Apo massacre: Northern elders condemn act, demand trial of killer squad

By The Citizen

The Northern Elders' Forum, has described the last Friday's killing of ten artisans by security agents at the Gudu District of Abuja on suspicion of being Boko Haram terrorists  as nothing but a premeditated murder of innocent poverty-stricken Nigerians.

The Secretary General of NEF, Prof Ango Abdullahi, yesterday in the first reaction of the group to the killings, said that the Department of State Security Service and all those involved in the shooting and killing of the artisans had committed murder and must be urgently brought to trial to account for the souls.

Speaking with Saturday Vanguard in Abuja, the former Ahmadu Bello University Vice Chancellor pointed out that the Federal Government must not allow the culprits to go unpunished for the callous act so as not to set a dangerous precedence for other trigger-happy agents of the administration.

While calling for the probe of the relationship between the house owner and the Nigerian Army and the Department of State Security Service, the NEF scribe warned against sweeping the murder under the carpet because of the influence of the property owner.

Abdullahi said, 'All the officers from the Nigerian Army and the DSS, who killed the ten men and left many others with devastating wounds must be arrested and openly tried to show the sincerity and transparency of the government to the rule of law, equity and justice.

'We in the Northern Elders' Forum will like to see the full disclosure of the details of the owner of the controversial building and why they had to use soldiers and snipers to clear the building of squatters.

'We consider it most callous the infuriating claim, by the DSS spokeswoman that the men they killed that Friday were Boko Haram terrorists, who tried to stop them from digging for buried arms but they refused to display the recovered arms and the pit from where the guns were removed from the compound.

'If indeed, as the DSS has claimed, that the slain men were Boko Haram terrorists, they still needed to arrest them, get evidence from them and prosecute them in the court of law as enshrined in our law.

'To us, mere suspicion of innocent persons does not make them criminals to warrant outright execution.
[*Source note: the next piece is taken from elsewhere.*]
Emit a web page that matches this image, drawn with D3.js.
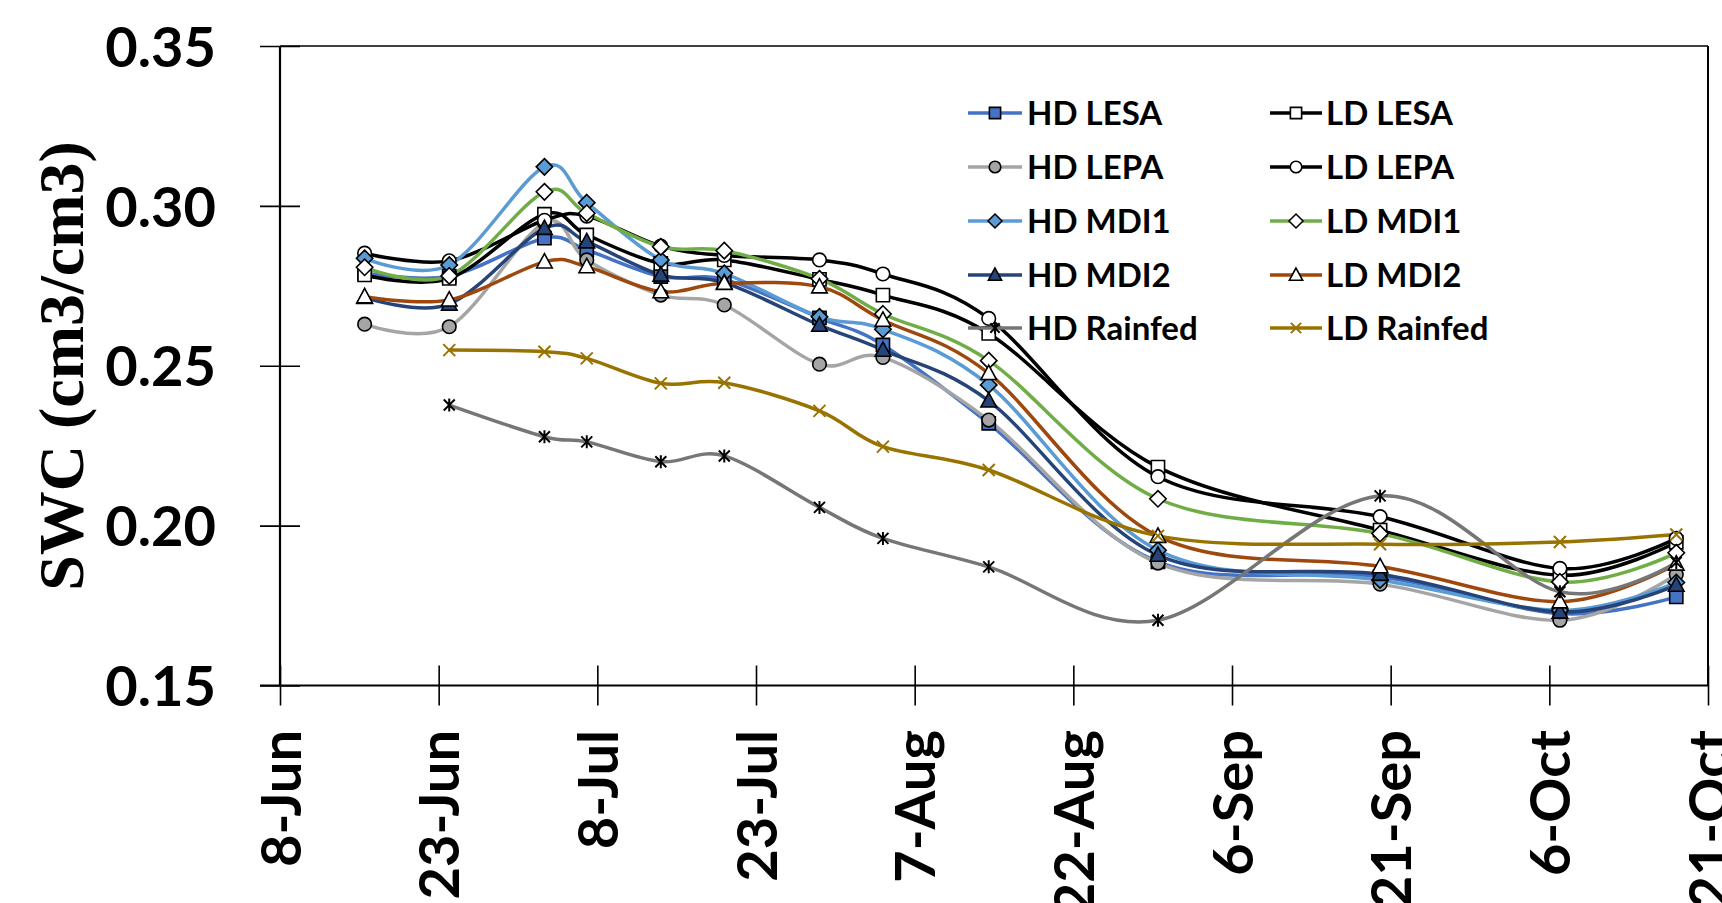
<!DOCTYPE html>
<html><head><meta charset="utf-8">
<script src="https://cdn.jsdelivr.net/npm/d3@7"></script>
<style>body{margin:0;background:#fff}svg{display:block}</style>
</head><body>
<svg id="chart" width="1722" height="903"></svg>
<script>
// ---------- data ----------
const dates = ["2019-06-16","2019-06-24","2019-07-03","2019-07-07","2019-07-14","2019-07-20","2019-07-29","2019-08-04","2019-08-14","2019-08-30","2019-09-20","2019-10-07","2019-10-18"];
const hdLesa    = [0.2790,0.2780,0.2899,0.2862,0.2779,0.2770,0.2650,0.2565,0.2320,0.1887,0.1840,0.1725,0.1777];
const ldLesa    = [0.2784,0.2773,0.2974,0.2909,0.2820,0.2831,0.2770,0.2721,0.2601,0.2183,0.1986,0.1845,0.1948];
const hdLepa    = [0.2630,0.2622,0.2947,0.2831,0.2721,0.2690,0.2505,0.2526,0.2330,0.1883,0.1817,0.1704,0.1847];
const ldLepa    = [0.2852,0.2828,0.2955,0.2968,0.2874,0.2845,0.2831,0.2787,0.2648,0.2153,0.2028,0.1866,0.1960];
const hdMdi1    = [0.2836,0.2815,0.3122,0.3010,0.2831,0.2789,0.2653,0.2614,0.2440,0.1923,0.1830,0.1735,0.1822];
const ldMdi1    = [0.2808,0.2781,0.3044,0.2977,0.2872,0.2860,0.2772,0.2662,0.2516,0.2084,0.1975,0.1824,0.1915];
const hdMdi2    = [0.2714,0.2693,0.2930,0.2888,0.2784,0.2760,0.2627,0.2549,0.2390,0.1908,0.1848,0.1730,0.1814];
const ldMdi2    = [0.2716,0.2706,0.2825,0.2810,0.2732,0.2758,0.2747,0.2643,0.2476,0.1967,0.1872,0.1762,0.1880];
const hdRainfed = [null,0.2377,0.2278,0.2262,0.2200,0.2218,0.2057,0.1960,0.1871,0.1704,0.2093,0.1793,0.1885];
const ldRainfed = [null,0.2549,0.2544,0.2523,0.2445,0.2447,0.2359,0.2247,0.2174,0.1968,0.1942,0.1949,0.1972];

const xTickDates  = ["2019-06-08","2019-06-23","2019-07-08","2019-07-23","2019-08-07","2019-08-22","2019-09-06","2019-09-21","2019-10-06","2019-10-21"];
const xTickLabels = ["8-Jun","23-Jun","8-Jul","23-Jul","7-Aug","22-Aug","6-Sep","21-Sep","6-Oct","21-Oct"];
const yTicks      = [0.15,0.20,0.25,0.30,0.35];
const yTickLabels = ["0.15","0.20","0.25","0.30","0.35"];
const yTitle = "SWC (cm3/cm3)";

// ---------- styles ----------
const series = [
  {name:"HD LESA",    values:hdLesa,    color:"#4472C4", marker:"square",   fill:"#4472C4", col:0,row:0},
  {name:"LD LESA",    values:ldLesa,    color:"#000000", marker:"square",   fill:"#ffffff", col:1,row:0},
  {name:"HD LEPA",    values:hdLepa,    color:"#A5A5A5", marker:"circle",   fill:"#A5A5A5", col:0,row:1},
  {name:"LD LEPA",    values:ldLepa,    color:"#000000", marker:"circle",   fill:"#ffffff", col:1,row:1},
  {name:"HD MDI1",    values:hdMdi1,    color:"#5B9BD5", marker:"diamond",  fill:"#5B9BD5", col:0,row:2},
  {name:"LD MDI1",    values:ldMdi1,    color:"#70AD47", marker:"diamond",  fill:"#ffffff", col:1,row:2},
  {name:"HD MDI2",    values:hdMdi2,    color:"#264478", marker:"triangle", fill:"#264478", col:0,row:3},
  {name:"LD MDI2",    values:ldMdi2,    color:"#9E480E", marker:"triangle", fill:"#ffffff", col:1,row:3},
  {name:"HD Rainfed", values:hdRainfed, color:"#767676", marker:"star",     fill:"none",    col:0,row:4},
  {name:"LD Rainfed", values:ldRainfed, color:"#997300", marker:"x",        fill:"none",    col:1,row:4}
];

const L = 280, R = 1708, T = 46, B = 685.5;
const parse = d3.timeParse("%Y-%m-%d");
const svg = d3.select("#chart");

const x = d3.scaleTime().domain([parse(xTickDates[0]), parse(xTickDates[xTickDates.length-1])]).range([L, R]);
const y = d3.scaleLinear().domain([0.15, 0.35]).range([B, T]);

const tickFont = "Lato, 'Open Sans', sans-serif";

// markers
function markerPath(type, s) {
  const r = 6.6*s;
  switch(type){
    case "square":   return `M${-r},${-r}H${r}V${r}H${-r}Z`;
    case "circle":   { const c = 6.8*s; return `M${c},0A${c},${c} 0 1,1 ${-c},0A${c},${c} 0 1,1 ${c},0Z`; }
    case "diamond":  { const d = 8.2*s; return `M0,${-d}L${d},0L0,${d}L${-d},0Z`; }
    case "triangle": { const h = 8.2*s; return `M0,${-h}L${h*0.95},${h*0.75}L${-h*0.95},${h*0.75}Z`; }
    case "star":     { const a = 5.5*s; return `M${-a},${-a}L${a},${a}M${-a},${a}L${a},${-a}M0,${-a-1}V${a+1}`; }
    case "x":        { const a = 6*s;   return `M${-a},${-a}L${a},${a}M${-a},${a}L${a},${-a}`; }
  }
}
function drawMarker(g, s, cx, cy, scale) {
  const p = g.append("path").attr("d", markerPath(s.marker, scale))
    .attr("transform", `translate(${cx},${cy})`);
  if (s.marker === "star") p.attr("fill","none").attr("stroke","#000").attr("stroke-width",2);
  else if (s.marker === "x") p.attr("fill","none").attr("stroke",s.color).attr("stroke-width",2);
  else p.attr("fill", s.fill).attr("stroke","#000").attr("stroke-width",1.6);
}

// ---------- axes / frame ----------
const frame = svg.append("g").attr("stroke","#000");
frame.append("line").attr("x1",L).attr("x2",R).attr("y1",T).attr("y2",T).attr("stroke-width",1.5);
frame.append("line").attr("x1",R).attr("x2",R).attr("y1",T).attr("y2",B).attr("stroke-width",2);

const yAxis = d3.axisLeft(y).tickValues(yTicks).tickSize(0).tickFormat((d,i)=>yTickLabels[i]);
const gy = svg.append("g").attr("transform",`translate(${L},0)`).call(yAxis);
gy.selectAll(".tick line").attr("x1",-20).attr("x2",20).attr("stroke","#000").attr("stroke-width",1.6);
gy.selectAll(".tick text").attr("x",-64).attr("dy","0.36em")
  .attr("font-family",tickFont).attr("font-weight","bold").attr("font-size",56).attr("fill","#000");

const xAxis = d3.axisBottom(x).tickValues(xTickDates.map(parse)).tickSize(0).tickFormat((d,i)=>xTickLabels[i]);
const gx = svg.append("g").attr("transform",`translate(0,${B})`).call(xAxis);
gx.selectAll(".tick line").attr("y1",-20).attr("y2",20).attr("stroke","#000").attr("stroke-width",1.6);
gx.selectAll(".tick text").attr("y",0).attr("dy","0.36em").attr("text-anchor","end")
  .attr("transform","translate(0,44.5) rotate(-90)")
  .attr("font-family",tickFont).attr("font-weight","bold").attr("font-size",56).attr("fill","#000");
svg.selectAll(".domain").remove();
svg.append("line").attr("x1",L).attr("x2",L).attr("y1",T).attr("y2",B).attr("stroke","#000").attr("stroke-width",2.2);
svg.append("line").attr("x1",L-20).attr("x2",R).attr("y1",B).attr("y2",B).attr("stroke","#000").attr("stroke-width",2.2);

svg.append("text").text(yTitle)
  .attr("transform","translate(83,366) rotate(-90)")
  .attr("text-anchor","middle")
  .attr("font-family","'Liberation Serif','Times New Roman',serif")
  .attr("font-weight","bold").attr("font-size",64).attr("fill","#000");

// ---------- series ----------
const line = d3.line()
  .defined(d => d.v != null)
  .x(d => x(d.t)).y(d => y(d.v))
  .curve(d3.curveCardinal.tension(0));

const plot = svg.append("g");
series.forEach(s => {
  const pts = dates.map((dt,i)=>({t:parse(dt), v:s.values[i]}));
  plot.append("path").datum(pts).attr("d", line)
    .attr("fill","none").attr("stroke",s.color).attr("stroke-width",3.5)
    .attr("stroke-linejoin","round");
});
series.forEach(s => {
  const g = plot.append("g");
  dates.forEach((dt,i)=>{
    const v = s.values[i];
    if (v == null) return;
    drawMarker(g, s, x(parse(dt)), y(v), 1);
  });
});

// ---------- legend ----------
const legRows = [113, 167, 221, 275, 328];
const legCols = [{x1:968, x2:1022, tx:1027}, {x1:1270, x2:1322, tx:1326}];
const leg = svg.append("g");
series.forEach(s => {
  const c = legCols[s.col], yy = legRows[s.row];
  leg.append("line").attr("x1",c.x1).attr("x2",c.x2).attr("y1",yy).attr("y2",yy)
    .attr("stroke",s.color).attr("stroke-width",3.5);
  drawMarker(leg, s, (c.x1+c.x2)/2, yy, 0.85);
  leg.append("text").text(s.name).attr("x",c.tx).attr("y",yy).attr("dy","0.36em")
    .attr("font-family",tickFont).attr("font-weight","bold").attr("font-size",33).attr("fill","#000");
});
</script>
</body></html>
This is totally unacceptable to us. We suspect that those who carried out the extra-judicial killing of the ten men had a hidden motive, which must be equally punished by the government,' NEF insisted.

Apparently rattled by growing public outrage over the killing of the ten men, the Nigerian Army   on Wednesday tried to distance itself from the action, saying that it was carried out by a sister security agency.

It also said it did not have anything to do with the owner of the building said to be related to a former Head of States.

Director of Army Public Relations, Brig-General Ibrahim Attahiru told one of our correspondents that the Army was neither aware that the house belonged to a former Head of States' sister nor any of its officers.

'The Nigerian Army does not have anything to do with the house. Equally, the story about the house belonging to a Colonel is unfounded,' Attahiru explained.